A) What is causing this violence & doing something to change that.

And B) Reforming or deporting these violent offenders.
22:51 January 29, 2010 by Coalbanks
Prison should be the 1st step. Then there should be a meaningful parole with training, work, counselling or they just return to old habits, relationships & back to prison. I'v seen it happen many times in Canada to people I know.
12:04 January 30, 2010 by ameribrit
Just wondering why rape is not included as an example in the short list of "especially brutal crimes".

One of the things that occurs in Sweden, besides the unfathomably short jail terms dished out by the system, is the the even more unfathomable law that prevents the public knowing who it is amongst them that is a convicted child rapist, for example. The reason given is " It could hinder the child rapists ability to reintegrate into society"

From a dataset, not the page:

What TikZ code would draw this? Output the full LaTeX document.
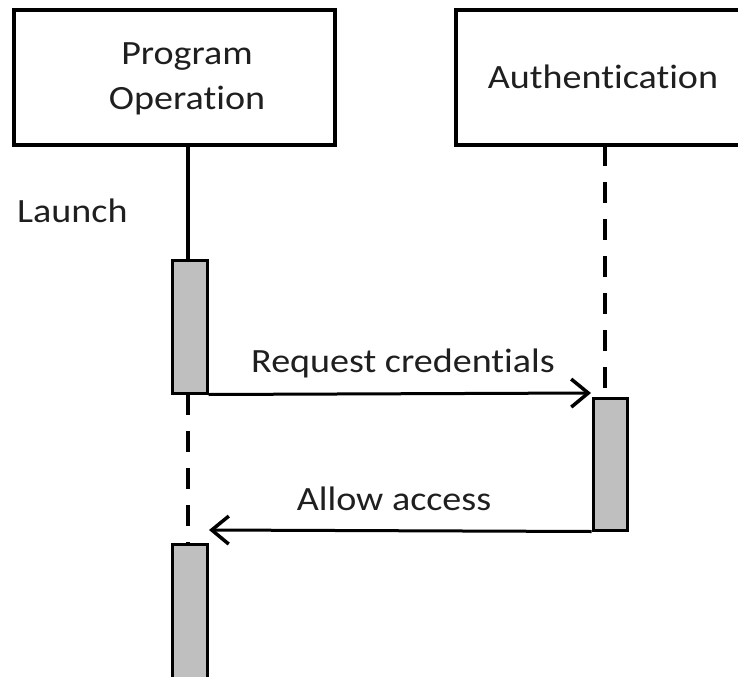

This goes for most crimes here in Sweden by the way.

I love living in Sweden but sometimes the mentality here is just plain naive. I am all for trying to help out and turning someones life around and getting them to be a productive member of society, but we have to realize that there are some people out there that are just plain wired wrong. It may not even be their fault that they are wired wrong, but that doesn't mean they should be allowed to baby sit the kids.
14:30 January 30, 2010 by Uncle

Agree on the child molesters, but in regards to rape - the definition of rape in Sweden is extremely fuzzy. That is why it is no 1 country in rape complaints in Europe, but low on rape convictions.

A girl who was as drunk as the guy when they had sex can put him in jail for quite a while and drag him through courts even if she initiated the entire thing. There were also suggestions that everyone accused of rape should "prove consent", which makes every one-night stand - a minefield. Perhaps it is fine by you as a woman, until it will strike your drunk brother or teenage son, who did not call some vengeful bimbo the day after.


Of course even if he is found not guilty (like most of the cases) his reputation is ruined forever. So I would suggest defining rape and then increasing the times in prison.